The theory of sexual selection, having lain dormant since Darwin and Wallace’s day, suddenly sprang to life in the 1970s, resuscitated by the writings of William Hamilton, John Maynard Smith, George Williams, Robert Trivers, Geoff Parker and Richard Dawkins, among others, all of whom were young Turks relative to the architects of the Modern Synthesis. Milam observes that most historians of biology refer to the long period during which the subject was neglected as the “eclipse narrative” of the history of sexual selection, and she notes that this “became the standard story of sexual selection.” Milam disputes the eclipse-narrative version of events, pointing out at some length that research on female choice was present throughout the dark age between the 1870s and the 1970s. I’m not persuaded though. The research during the eclipse may indeed have been in some way about animal minds, and it may have included the possibility of female choice. However, it was not concerned with explaining either the secondary sexual characters Darwin noted or the dynamics of courtship behavior that he envisioned as causing the evolution of those characters. Only in the 1970s did secondary sexual characters and courtship, rather than the animal mind, reemerge as the central issues of interest. Thus, the eclipse narrative of the history of sexual selection seems accurate to me.

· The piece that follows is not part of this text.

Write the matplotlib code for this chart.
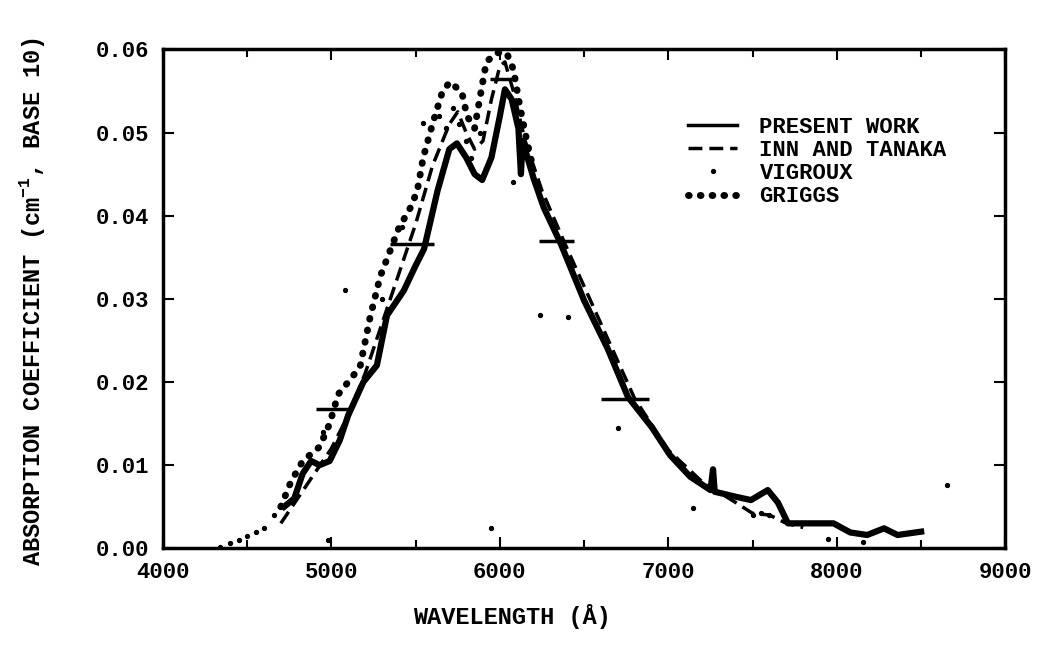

Milam ends with an account of the research papers Robert Trivers published in the early 1970s and includes notes from her 2004 interview with him. The retrospective she offers would lead one to believe that sexual selection is now settled science. One day a sequel to Milam’s book will reveal, however, that the subject is now as much in flux as when Darwin and Wallace were in disagreement 150 years ago. What is at issue now is not the mental capacity of animals but the rationale for their choices. The sequel will document a remarkable rancor between those who believe that the accumulated exceptions and theoretical difficulties with sexual selection’s explanation for secondary sexual characters are a call to patch up a fruitful framework and those who feel that the weight of evidence and internal inconsistencies are so great that sexual selection should be abandoned and the matters it attempted to solve rethought from the ground up.
But for now, Erika Milam’s book is an accessible and important contribution to the history of an active topic of biological research today, and it should be read by evolutionary biologists as well as by historians and philosophers of biology.
Joan Roughgarden is a professor of biological sciences and of geophysics at Stanford University. She is the author of, among other books, The Genial Gene: Deconstructing Darwinian Selfishness (2009) and Evolution’s Rainbow: Diversity, Gender, and Sexuality in Nature and People (2004), both from University of California Press.